At the moment of doubt, worlds open up, and each fresh report from those strange worlds leads to further doubt. This has been the century of the invention of the personal and collective unconscious, of anthropology, palaeontology, of science fiction and scientific cosmological speculation: the creation of thousands of other worlds, terrestrial and extra-terrestrial, apparent to the eye of a traveller or beyond the reach of the telescope, buried in the earth, hidden within an unsuspecting mind. ( . . . ) in the century of uncertainty, of mass man and the bombardment of images, one can see the world in a grain of sand only if one simultaneously sees the thousands of undressed oiled bodies baking on the beach, the web of their social interactions, the raw sewage pumped into the sea and the contaminated lives of the marine animals, the kiosks with their pink bunnies and rubber ducks, the thumping transistors and careening Frisbees, the bumper-to-bumper traffic snaking along the coast. A macrocosm without the microcosm.
— Eliot Weinberger, The Spider and the Caterpillar (1985)

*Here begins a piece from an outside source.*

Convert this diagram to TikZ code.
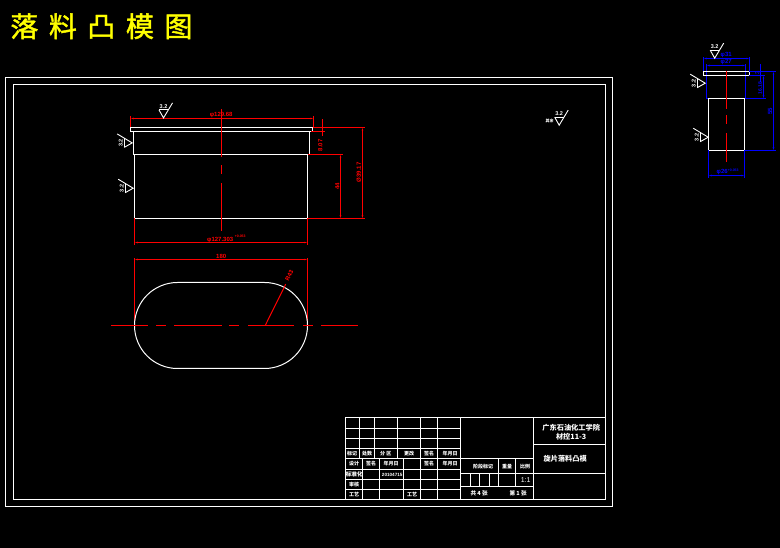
\documentclass[tikz,border=0pt]{standalone}
\usepackage{fontspec}
\setmainfont{Liberation Sans}
\newfontfamily\cjk{Noto Sans CJK SC}
\newfontfamily\cjktitle[FakeBold=1.5]{Noto Sans CJK SC}
\usetikzlibrary{arrows.meta}
\definecolor{cadred}{RGB}{255,0,0}
\definecolor{cadblue}{RGB}{0,0,255}
\definecolor{cadyellow}{RGB}{255,255,0}
\tikzset{
  x=1pt,y=-1pt,
  wl/.style={draw=white,line width=1pt},
  fl/.style={draw=white,line width=1pt},
  rl/.style={draw=cadred,line width=1pt},
  bll/.style={draw=cadblue,line width=1pt},
  rdim/.style={rl,{Latex[length=3pt,width=1.8pt]}-{Latex[length=3pt,width=1.8pt]}},
  bdim/.style={bll,{Latex[length=3pt,width=1.8pt]}-{Latex[length=3pt,width=1.8pt]}},
  rtx/.style={text=cadred,font=\fontsize{6}{6}\selectfont\bfseries,inner sep=0pt},
  btx/.style={text=cadblue,font=\fontsize{6}{6}\selectfont\bfseries,inner sep=0pt},
  tb/.style={text=white,font=\fontsize{5}{6}\cjk\bfseries,inner sep=0pt},
  pics/rough/.style={code={
    \draw[white,line width=0.9pt] (-4.5,-8) -- (0,0) -- (9,-15);
    \draw[white,line width=0.9pt] (-4.5,-8) -- (4.5,-8);
    \node[text=white,font=\fontsize{5.5}{6}\selectfont\bfseries,inner sep=0pt,transform shape] (#1) at (0,-11.5) {3.2};
  }}
}
\begin{document}
\begin{tikzpicture}
\useasboundingbox[fill=black] (0,0) rectangle (780,548);
\begin{scope}[shift={(0.2,0.2)}]
% title
\node[anchor=west,text=cadyellow,font=\fontsize{28}{30}\cjktitle,inner sep=0pt] (title) at (10,26)
  {落\hspace{10.5pt}料\hspace{10.5pt}凸\hspace{10.5pt}模\hspace{10.5pt}图};
% frames
\draw[wl] (5.3,77.3) rectangle (612.3,506.3);
\draw[wl] (13.3,84.3) rectangle (605.3,499.3);
% --- front view
\draw[wl] (130.3,127.3) rectangle (312.3,131.3);
\draw[wl] (133.3,131.3) -- (133.3,154.3) -- (309.3,154.3) -- (309.3,131.3);
\draw[wl] (134.3,154.3) rectangle (307.3,218.3);
\draw[rl] (221.3,109) -- (221.3,156.7) (221.3,165) -- (221.3,174.3) (221.3,183) -- (221.3,230.7);
% dims front
\draw[rl] (130.3,116) -- (130.3,127.3) (313.3,116) -- (313.3,127.3);
\draw[rdim] (130.3,118.3) -- (313.3,118.3);
\node[rtx] (d1) at (221,115) {φ129.68};
\draw[rl] (134.3,218.3) -- (134.3,245) (307.3,218.3) -- (307.3,245);
\draw[rdim] (134.3,242.3) -- (307.3,242.3);
\node[rtx] (d2) at (220,239.5) {φ127.303};
\node[rtx,font=\fontsize{3.5}{4}\selectfont\bfseries] (d2s) at (240,236.5) {+0.053};
\draw[rl] (312.3,127.3) -- (365,127.3) (307.3,218.3) -- (365,218.3) (307.3,154.3) -- (343,154.3) (311,131.3) -- (325,131.3);
\draw[rdim] (362.3,127.3) -- (362.3,218.3);
\draw[rdim] (340.3,154.3) -- (340.3,218.3);
\draw[rl] (322.3,119) -- (322.3,135.7);
\node[rtx,rotate=90] (d3) at (358.5,172) {Ø39.17};
\node[rtx,rotate=90] (d4) at (337,186) {44};
\node[rtx,rotate=90] (d5) at (320,145) {8.07};
\pic[rotate=0] at (163.3,117.7) {rough=r1};
\pic[rotate=90] at (132,142.7) {rough=r2};
\pic[rotate=90] at (133,188) {rough=r3};
\pic[rotate=0] at (559,125) {rough=r4};
\node[text=white,font=\fontsize{4}{5}\cjk\bfseries,inner sep=0pt] (qy) at (549.5,121) {其余};
% --- plan view
\draw[rl] (134.3,258) -- (134.3,325) (307.3,258) -- (307.3,325);
\draw[rdim] (134.3,259.3) -- (307.3,259.3);
\node[rtx] (p1) at (221,256) {180};
\draw[wl] (177.3,282.3) -- (264.3,282.3) arc[start angle=-90,end angle=90,radius=43] -- (177.3,368.3) arc[start angle=90,end angle=270,radius=43];
\foreach \a/\b in {111/148,156/166,174/221.3,229/239,248/294,303/313,321/358}{
  \draw[rl] (\a,325.3) -- (\b,325.3);
}
\draw[rl] (265,325.3) -- (285.5,284);
\node[rtx,rotate=63] (p2) at (289,275) {R43};
% --- side view
\draw[bll] (706.3,75.3) -- (706.3,98.3) -- (745.3,98.3) -- (745.3,64);
\draw[bll] (706.3,64) -- (706.3,75.3) (703.3,57) -- (703.3,71.3) (749.3,57) -- (749.3,71.3);
\draw[bdim] (703.3,58.3) -- (749.3,58.3);
\draw[bdim] (706.3,65.3) -- (745.3,65.3);
\node[btx] (s1) at (726,55) {φ31};
\node[btx] (s2) at (726,62) {φ27};
\draw[wl] (703.3,71.3) rectangle (749.3,75.3);
\draw[wl] (708.3,98.3) rectangle (744.3,150.3);
\draw[rl,line width=1.1pt] (726.3,70.7) -- (726.3,109) (726.3,115) -- (726.3,124.3) (726.3,133) -- (726.3,162.3);
\draw[bll] (749,71.3) -- (776,71.3) (749,75.3) -- (765,75.3) (745.3,98.3) -- (766,98.3) (744.3,150.3) -- (776,150.3);
\draw[bll] (760.3,64) -- (760.3,82);
\draw[bdim] (763.3,75.3) -- (763.3,98.3);
\draw[bdim] (773.3,71.3) -- (773.3,150.3);
\node[btx,rotate=90] (s3) at (770,111) {55};
\node[btx,rotate=90,font=\fontsize{5}{5}\selectfont\bfseries] (s4) at (760,88) {16.18};
\node[btx,rotate=90] (s5) at (757,73) {3};
\draw[bll] (708.3,150.3) -- (708.3,178) (744.3,150.3) -- (744.3,178);
\draw[bdim] (708.3,175.3) -- (744.3,175.3);
\node[btx] (s6) at (722,172) {φ26};
\node[btx,font=\fontsize{3.5}{4}\selectfont\bfseries] (s7) at (733,170) {+0.053};
\pic[rotate=0] at (714.5,58) {rough=r5};
\pic[rotate=90] at (705,83) {rough=r6};
\pic[rotate=90] at (708,137) {rough=r7};
% --- title block
\draw[fl] (345.3,417.3) rectangle (605.3,499.3);
\foreach \y in {428.3,438.3,448.3,458.3,469.3,479.3,489.3}{\draw[fl] (345.3,\y) -- (460.3,\y);}
\foreach \x in {359.3,374.3,397.3,420.3,437.3}{\draw[fl] (\x,417.3) -- (\x,458.3);}
\foreach \x in {362.3,379.3,403.3,420.3,437.3}{\draw[fl] (\x,458.3) -- (\x,499.3);}
\draw[fl] (460.3,417.3) -- (460.3,499.3) (533.3,417.3) -- (533.3,499.3);
\draw[fl] (533.3,444.3) -- (605.3,444.3) (460.3,458.3) -- (533.3,458.3) (460.3,473.3) -- (605.3,473.3) (460.3,486.3) -- (533.3,486.3);
\draw[fl] (498.3,458.3) -- (498.3,486.3) (515.3,458.3) -- (515.3,486.3);
\foreach \x in {470.3,479.3,489.3}{\draw[fl] (\x,473.3) -- (\x,486.3);}
% title block texts
\node[tb] (a1) at (352,453.3) {标记};
\node[tb] (a2) at (367,453.3) {处数};
\node[tb] (a3) at (385.5,453.3) {分 区};
\node[tb] (a4) at (409,453.3) {更改};
\node[tb] (a5) at (429,453.3) {签名};
\node[tb] (a6) at (450,453.3) {年月日};
\node[tb] (b1) at (353.8,463.8) {设计};
\node[tb] (b2) at (371,463.8) {签名};
\node[tb] (b3) at (391,463.8) {年月日};
\node[tb] (b4) at (429,463.8) {签名};
\node[tb] (b5) at (450,463.8) {年月日};
\node[tb,font=\fontsize{5.6}{6}\cjk\bfseries] (c1) at (354,474.3) {标准化};
\node[tb,font=\fontsize{4.6}{5}\selectfont\bfseries] (c2) at (392,474.3) {20104715};
\node[tb] (d1b) at (353.8,484.3) {审核};
\node[tb] (e1) at (353.8,494.3) {工艺};
\node[tb] (e2) at (411.8,494.3) {工艺};
\node[tb] (f1) at (483,466) {阶段标记};
\node[tb] (f2) at (507,466) {重量};
\node[tb] (f3) at (525,466) {比例};
\node[tb,font=\fontsize{7}{7}\selectfont] (f4) at (525.5,480) {1:1};
\node[tb,font=\fontsize{5.6}{6}\cjk\bfseries] (f5) at (479,492.8) {共 4 张};
\node[tb,font=\fontsize{5.6}{6}\cjk\bfseries] (f6) at (518,492.8) {第 1 张};
\node[tb,font=\fontsize{7.2}{8}\cjk\bfseries] (g1) at (571,427.7) {广东石油化工学院};
\node[tb,font=\fontsize{7.2}{8}\cjk\bfseries] (g2) at (571,437) {材控11-3};
\node[tb,font=\fontsize{7.2}{8}\cjk\bfseries] (g3) at (565,459) {旋片落料凸模};
\end{scope}
\end{tikzpicture}
\end{document}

In William S. Burroughs novel The Wild Boys (1972) feral boys roam what is left of a devastated earthly landscape, murdering, raping and pillaging. Leaving a trail of destruction in their wake. For Burroughs this was probably the ultimate erotic fantasy, youth running amok, destroying the past and creating an uncertain future as they go along, the goddess Kali on a hover-board. The cover of my pocket copy features the airbrush-painted ass of one of the Wild Boys covered in rainbow Speedos with trickles of blood going down his thighs. However, as with Naked Lunch I didn’t enjoy the book at all, no matter how much I wanted to, it was more a chore than a pleasure to get through. But somehow the image of the Wild Boys is an exciting, if terrifying one; A sub-human torrent of self-indulgence, the id running amok, or to quote the earlier Weinberger text “raw sewage pumped into the sea”. What would wash up on shore after the wreck? What artifacts would be left next to the bodies of their victims? Imagine the morning after, would there be an inspector Morse or Barnaby arriving at the crime scene? A CSI forensic team in blue overalls and rubber gloves, marking the evidence with tiny yellow tents, mapping out the unconscious of the mindless. Surveying each millimeter of this strange new world of pink bunnies, Frisbees, instant noodles, plastic cutlery, rubber sandals, empty cigarette packages, doubt and uncertainty. A scene from dystopian krimi where everyone's a suspect.